Inspired by the experimentation in Virginia Woolf's creative work in the last years of her life, my project takes three interlocking pathways: performance, painting and exegesis. In previous writings and art work I have based my exploration of Woolf as artist in the idea of synaesthesia, the multiple forms of perception she fuses in the text. Her unfinished novel Between the Acts (1941) is a consummate statement of this method, with performative, visual, voice, documentary and sound structures. I do not read the Between the Acts text as a final work, and I read it as more than a finished work, because it opens so powerfully into an emerging form, not informed by nostalgia or elegy but nevertheless an encounter with the prevailing revivalism of the 1930s decade. It can be seen as a response to the parochial, a loving gesture to kindle creative survival in hard times.

My methodology forms a triple creative process of interconnected languages. Reading Between the Acts and Woolf's other works of the late-30s period, while working on my large canvas, and simultaneously developing the pageant play script, I was hoping to tap into my own synaesthesic pathways as writer, artist and researcher. At the same time I was reading within the large body of scholarship on the novel and the period, as well as researching medieval manuscripts, the Luttrell Psalter, the Holkham Bible, Chaucerian text and early woodcuts, the Ellesmere text of Chaucer, all examples of text/image fusions which I wanted to create on the canvas. The canvas draws on typographical and mythological material, rural landscape, local history, elements of the novel and the pageant, held within an illuminated manuscript.
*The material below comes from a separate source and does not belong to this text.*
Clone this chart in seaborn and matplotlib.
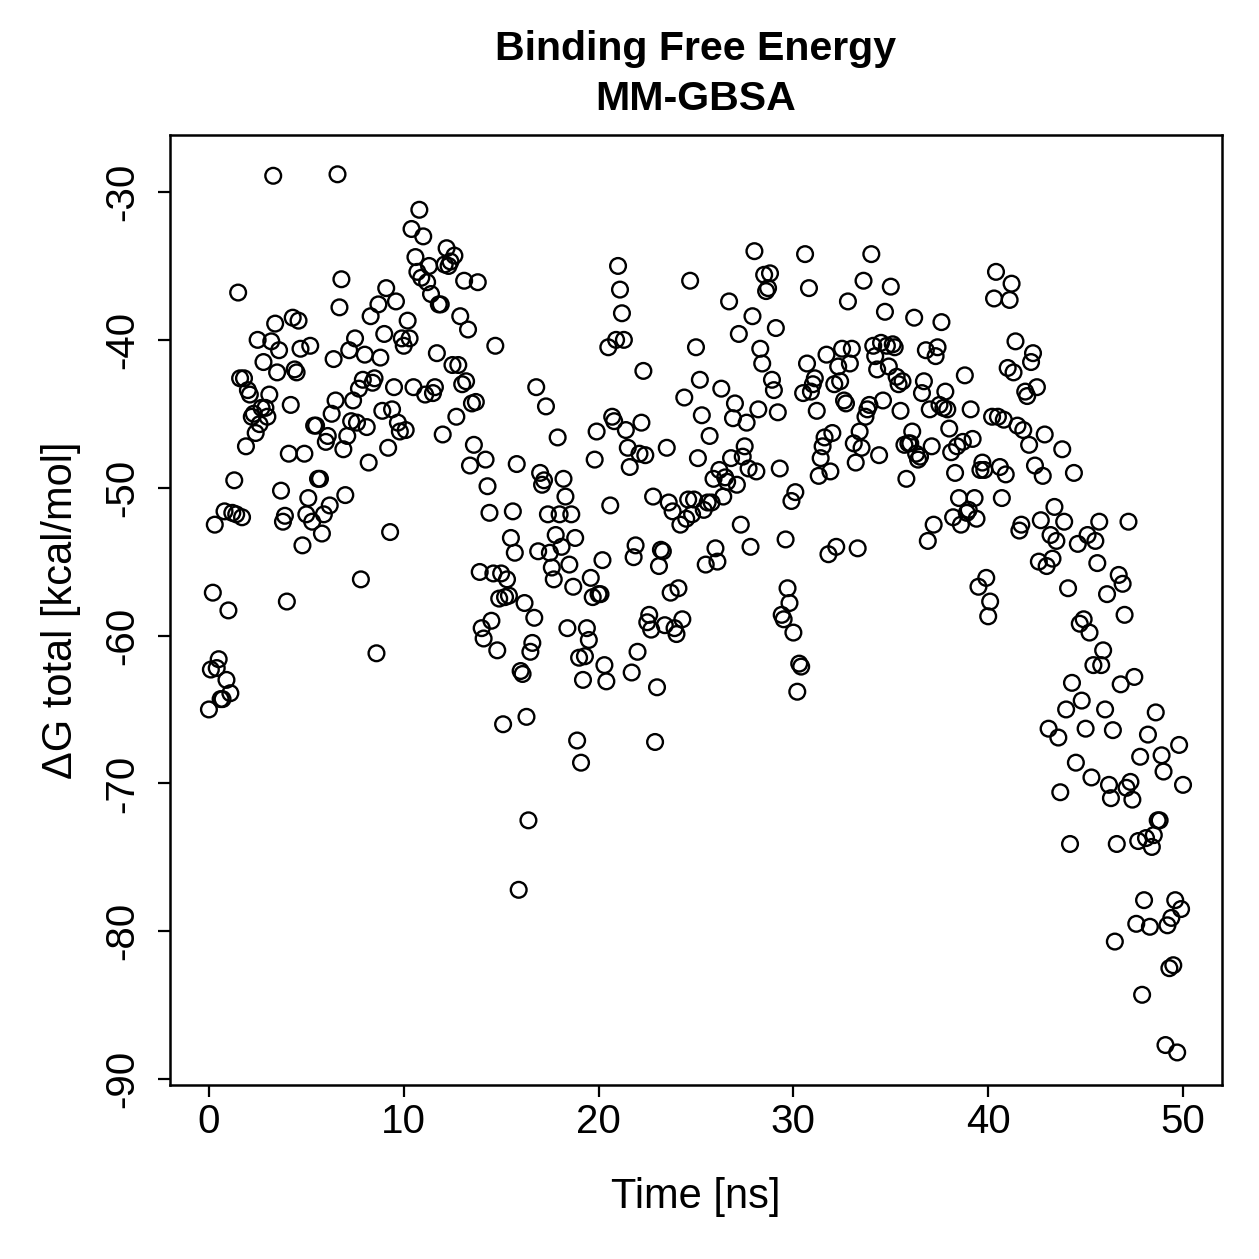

The creative process was slow to evolve. Things really started to happen once I had suddenly seen in my mind Woolf riding the Chaucer horse with her hand out in that familiar pointing gesture, the iconic Chaucer image. Early medieval texts all incorporated images on and through the page, fusing text and image without privileging or enforcing separation. I wanted to bring back image to the combination of forms, and then extend that into the performance work.

The conference theme “Contradictory Woolf” proved a perfect synthesizing template. How am I defining contradiction in this project?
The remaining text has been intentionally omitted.